The United Nations’ World Summit on Sustainable Development has chatted for over three decades. This global conclave meets regularly to chase the elusive goal of “sustainability.” The vague agreements coming out of the meetings rely more on good will than obligations. Treaties get signed and industrialized countries pledge to strive for improvements. Of course, cat- fights break out as to which nations should take which steps first. In essence, it’s a nice get-together making people feel better.

Ecologists talk too. Seven billion people can’t suck up every possible resource without creating huge changes in the environment. While it’s true the earth is no stranger to change and upheaval,  now the cause of the changes is us. John Kress, director for the Smithsonian’s Consortia for Understanding and Sustaining a Biodiverse Planet says, “The current rate and scale of these changes are unparalleled by any time since the beginning of human civilization.”

Geologists painstakingly piecing together the years of Earth’s history debate the merits of declaring a new epoch. The rise of humanity since the last ice age has encompassed the past 12,000 years, known as the Holocene Era. Now some think we have actually entered a new era, one in which humanity shapes the world to its own purpose. It does this to such an extent that it will have permanent effects in the planet’s geological record. They’ve already named it: the Anthropocene Era.

It’s great people keep themselves busy. Given the facts, there’s certainly a lot to talk about. Couldn’t the amount of effort put into forecasting the future be directed toward working to secure it? Instead of cataloging the thousands of plant and animal species likely to face extinction, couldn’t we take action now to save them? Might we harness the same inventiveness that got us into this mess to pull ourselves out of it? It’s essential that we do things differently right now. Simultaneous work on multiple fronts awaits us. But we’re not motivated enough yet, and possibly won’t be unless we’re scared into action.

While the human population grows indefinitely and countries strive to live as comfortably as Americans, the attack on the environment picks up speed.

The National Geographic Society estimates the whole of Earth’s population, all seven billion of us, could fit into Los Angeles with room to wiggle our shoulders. But space is not the problem. The environmental impact of our desires is.
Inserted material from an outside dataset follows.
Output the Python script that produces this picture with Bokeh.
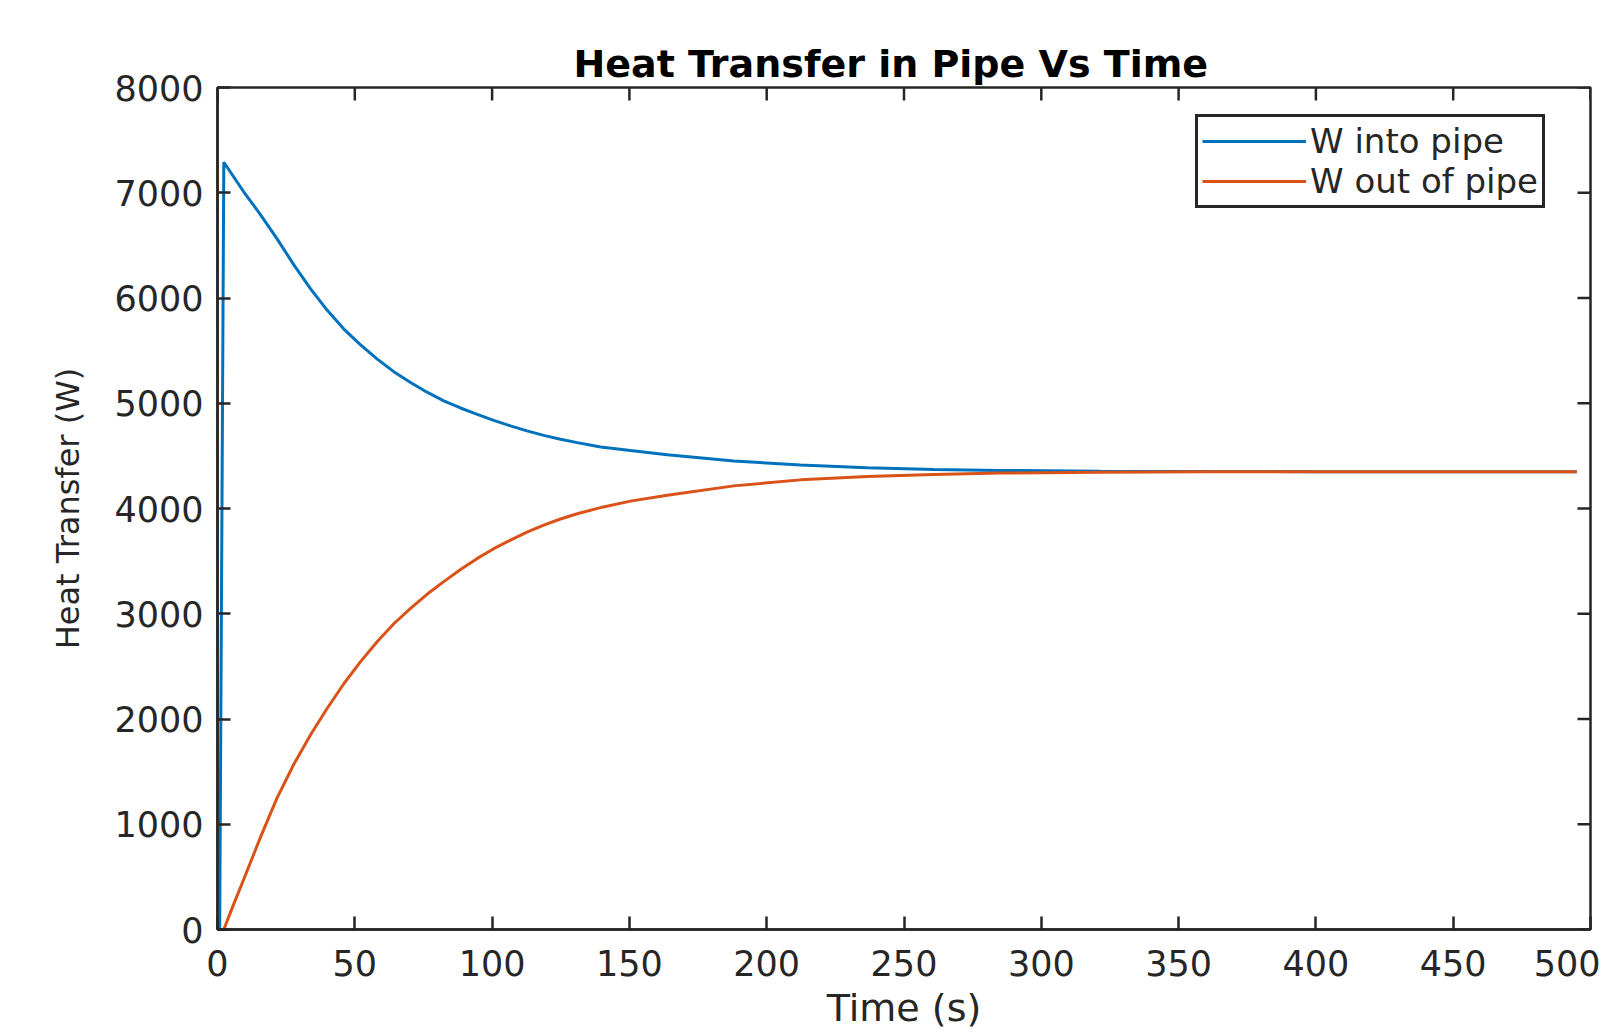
import math
from bokeh.plotting import figure
from bokeh.models import Range1d, FixedTicker, Legend, LegendItem
from bokeh.embed import file_html
from bokeh.resources import INLINE

# ---- data ----
time_in = [0.8, 2.3, 9.6, 15.7, 21.7, 27.8, 33.9, 39.9, 46.0, 52.1, 58.2, 64.2,
           70.3, 76.3, 82.4, 88.5, 94.6, 100.6, 106.7, 112.7, 118.8, 124.9,
           131.0, 139.5, 150.4, 163.8, 188.0, 212.3, 236.6, 260.9, 285.0, 321.6,
           360.0, 400.0, 450.0, 495.0]
w_in = [0, 7290, 7007, 6790, 6562, 6315, 6086, 5885, 5705, 5555, 5419, 5300,
        5197, 5105, 5023, 4955, 4895, 4837, 4785, 4738, 4695, 4658,
        4626, 4585, 4550, 4510, 4451, 4413, 4388, 4371, 4362, 4355,
        4351, 4350, 4350, 4350]

time_out = [2.3, 5.5, 9.6, 15.7, 21.7, 27.8, 33.9, 39.9, 46.0, 52.1, 58.2, 64.2,
            70.3, 76.3, 82.4, 88.5, 94.6, 100.6, 106.7, 112.7, 118.8, 124.9,
            131.0, 140.5, 150.4, 163.8, 188.0, 212.3, 236.6, 260.9, 285.0, 321.6,
            360.0, 400.0, 450.0, 495.0]
w_out = [0, 215, 480, 880, 1250, 1570, 1850, 2100, 2335, 2545, 2737, 2905,
         3052, 3185, 3305, 3420, 3526, 3618, 3700, 3775, 3842, 3900,
         3950, 4015, 4070, 4125, 4215, 4272, 4305, 4324, 4337, 4345,
         4349, 4350, 4350, 4350]

x_ticks = [0, 50, 100, 150, 200, 250, 300, 350, 400, 450, 500]
y_ticks = [0, 1000, 2000, 3000, 4000, 5000, 6000, 7000, 8000]
x_min, x_max = 0, 500
y_min, y_max = 0, 8000

title_text = "Heat Transfer in Pipe Vs Time"
x_label = "Time (s)"
y_label = "Heat Transfer (W)"
series_names = ["W into pipe", "W out of pipe"]

BLUE = "#0072BD"
ORANGE = "#D95319"
DARK = "#262626"
FONT = "DejaVu Sans"

p = figure(width=1600, height=1034, x_range=Range1d(x_min, x_max), y_range=Range1d(y_min, y_max),
           output_backend="svg", toolbar_location=None,
           min_border_left=217, min_border_right=10, min_border_top=87, min_border_bottom=105)
p.xgrid.visible = False
p.ygrid.visible = False
p.outline_line_color = DARK
p.outline_line_width = 2.5
p.background_fill_color = "white"
p.border_fill_color = "white"

p.title.text = title_text
p.title.align = "left"
p.title.offset = 356
p.title.text_font = FONT
p.title.text_font_size = "38px"
p.title.text_font_style = "bold"
p.title.text_color = "#000000"
p.title.standoff = 4

def style_axis(ax, ticks):
    ax.ticker = FixedTicker(ticks=ticks)
    ax.axis_line_color = DARK
    ax.axis_line_width = 2.5
    ax.major_tick_line_color = DARK
    ax.major_tick_line_width = 2.5
    ax.major_tick_in = 13
    ax.major_tick_out = 0
    ax.minor_tick_line_color = None
    ax.major_label_text_font = FONT
    ax.major_label_text_color = DARK
    ax.major_label_text_font_size = "35px"

xa = p.xaxis[0]
ya = p.yaxis[0]
style_axis(xa, x_ticks)
style_axis(ya, y_ticks)
xa.major_label_standoff = 20
ya.major_label_standoff = 14
xa.axis_label = x_label
ya.axis_label = y_label
for ax, sz in ((xa, "38px"), (ya, "32px")):
    ax.axis_label_text_font = FONT
    ax.axis_label_text_font_size = sz
    ax.axis_label_text_font_style = "normal"
    ax.axis_label_text_color = DARK
xa.axis_label_standoff = 7
ya.axis_label_standoff = 24

# mirrored inward ticks on the top and right edges of the box
p.ray(x=x_ticks, y=[y_max] * len(x_ticks), length=13, length_units="screen",
      angle=-math.pi / 2, line_color=DARK, line_width=2.5)
p.ray(x=[x_max] * len(y_ticks), y=y_ticks, length=13, length_units="screen",
      angle=math.pi, line_color=DARK, line_width=2.5)

r1 = p.line(time_in, w_in, line_color=BLUE, line_width=3)
r2 = p.line(time_out, w_out, line_color=ORANGE, line_width=3)

legend = Legend(items=[LegendItem(label=series_names[0], renderers=[r1]),
                       LegendItem(label=series_names[1], renderers=[r2])],
                location=(978, 721))
legend.label_text_font = FONT
legend.label_text_font_size = "34px"
legend.label_text_color = DARK
legend.glyph_width = 104
legend.glyph_height = 30
legend.label_height = 30
legend.label_standoff = 4
legend.spacing = 0
legend.padding = 4
legend.margin = 0
legend.border_line_color = DARK
legend.border_line_width = 3
legend.border_line_alpha = 1.0
legend.background_fill_color = "white"
legend.background_fill_alpha = 1.0
p.add_layout(legend, "center")

open("out.html", "w").write(file_html(p, INLINE))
Satellite images now map out this impact. Earth is seen from outer space as a ball of glowing lights: power grids, cities, transportation routes, moving vehicles and McDonald’s golden arches. The nighttime signature of human activity lights up the heavens like an all-night diner. Although an impressive sight, it’s hard not to gasp at the scale of what we’ve done. Like a glowing beacon traveling in time and space, planet Earth is going down.